I SHOULD be reading material for my classes, but instead what I AM reading is The Chaperone by Laura Moriarty. I do love escaping into historical fiction, especially when clothing is used to help set the scene. Passages like this make me want to make an early 1920s transitional ensemble slightly longer than presumably then-fashionable, and roll my waistband:
Viola crossed her arms. “Well, if my girls do cut their hair, I can tell you now, it won’t be so they can throw away hairpins. They’ll do it to be provocative. To look provocative. That’s what passes for fashion these days. That’s what young people are all about now.” She sounded suddenly stricken, more confused than indignant. “I don’t understand it, Cora. I raised them to have propriety. But both of them are suddenly obsessed with showing the world their knees. They roll their skirts up after they leave the house. I can tell by the waistbands. I know they defy me. They roll their stockings down, too.” She gazed out into the rain, lines branching beneath her eyes. “What I don’t know is why, what’s going on in their little heads, why they don’t care about the message they’re sending. When I was young, I never felt the need to show the general public my knees.”

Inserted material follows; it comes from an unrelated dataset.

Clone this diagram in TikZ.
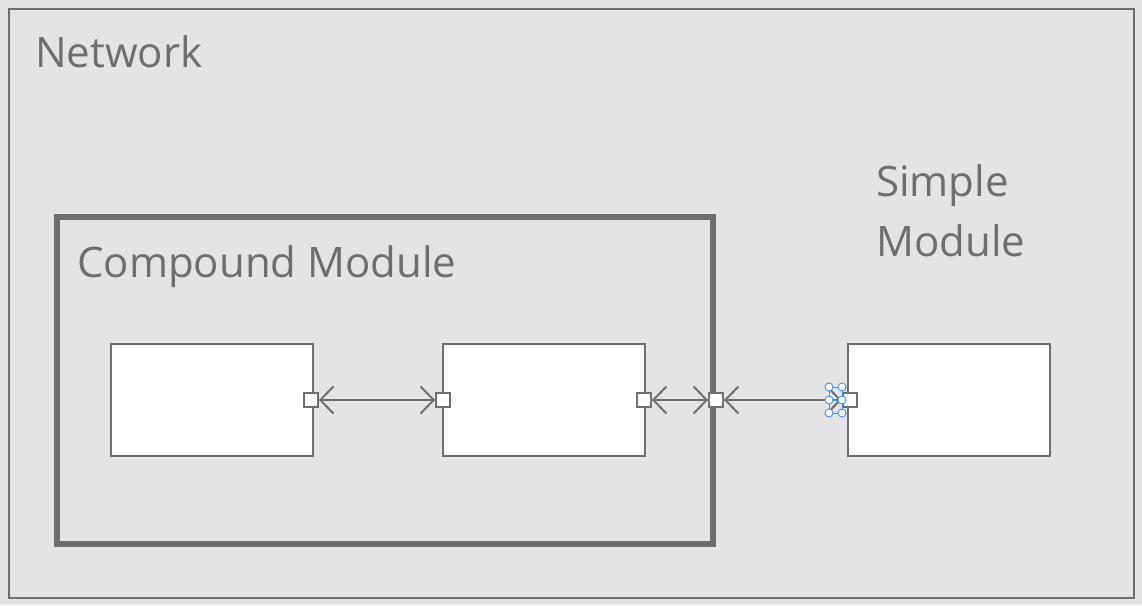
\documentclass[tikz,border=0pt]{standalone}
\usepackage{fontspec}
\setmainfont{Open Sans}
\usetikzlibrary{arrows.meta}
\definecolor{bggray}{HTML}{E4E4E4}
\definecolor{linegray}{HTML}{6E6E6E}
\definecolor{selblue}{HTML}{4A90E2}
\tikzset{
  module/.style={draw=linegray,line width=2pt,fill=white,minimum width=202pt,minimum height=112pt,inner sep=0pt},
  port/.style={draw=linegray,line width=2pt,fill=white,minimum size=14pt,inner sep=0pt},
  label/.style={text=linegray,font=\fontsize{42}{60}\selectfont,inner sep=0pt},
  link/.style={draw=linegray,line width=2pt,{Straight Barb[length=13pt,width=27pt]}-{Straight Barb[length=13pt,width=27pt]}},
  handle/.style={draw=selblue,fill=white,line width=0.9pt}
}
\begin{document}
\begin{tikzpicture}[x=1pt,y=-1pt]
  \fill[bggray] (0,0) rectangle (1142,605);
  \useasboundingbox (0,0) rectangle (1142,605);
  % network
  \draw[linegray,line width=2pt] (9,9) rectangle (1134,598);
  \node[label,anchor=base west] (net) at (35,67) {Network};
  % compound module
  \draw[linegray,line width=5.5pt] (57,217) rectangle (713,544);
  \node[label,anchor=base west] (cmp) at (77,277) {Compound Module};
  \node[module] (sub1) at (211.5,400) {};
  \node[module] (sub2) at (544,400) {};
  % simple module
  \node[label,anchor=base west,align=left] (smp) at (876,256) {Simple\\Module};
  \node[module] (simple) at (949,400) {};
%%%
  \node[port] (p1) at (311,400) {};
  \node[port] (p2) at (443,400) {};
  \node[port] (p3) at (644,400) {};
  \node[port] (pc) at (716,400) {};
  \node[port] (ps) at (849.5,400) {};
  \draw[link] (p1) -- (p2);
  \draw[link] (p3) -- (pc);
  \draw[link] (pc) -- (ps);
%%%
  \draw[selblue,line width=0.9pt] (829,387) rectangle (842,413) (829,400) -- (842,400);
  \foreach \hx in {829,842}
    \foreach \hy in {387,400,413}
      \draw[handle] (\hx,\hy) circle (4pt);
\end{tikzpicture}
\end{document}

So the novel (and the clothing references) aren’t completely historically accurate…but then again, neither was Gone With the Wind, and who can argue with the popularity of that piece of fiction? The Chaperone is a fun escape into the 1920s for those last days of summer.
And speaking of 1920s…I’ve had my eye on this black-and-gold silk from Gorgeous Fabrics for a while now, envisioning some glamorous Erte-esque drapery suitable for an evening event.
And just recently I was at TJ Maxx, when lo and behold, there was the same fabric, made into a top by Nanette Lepore!
Yay or nay? I think it’s the bee’s knees, personally!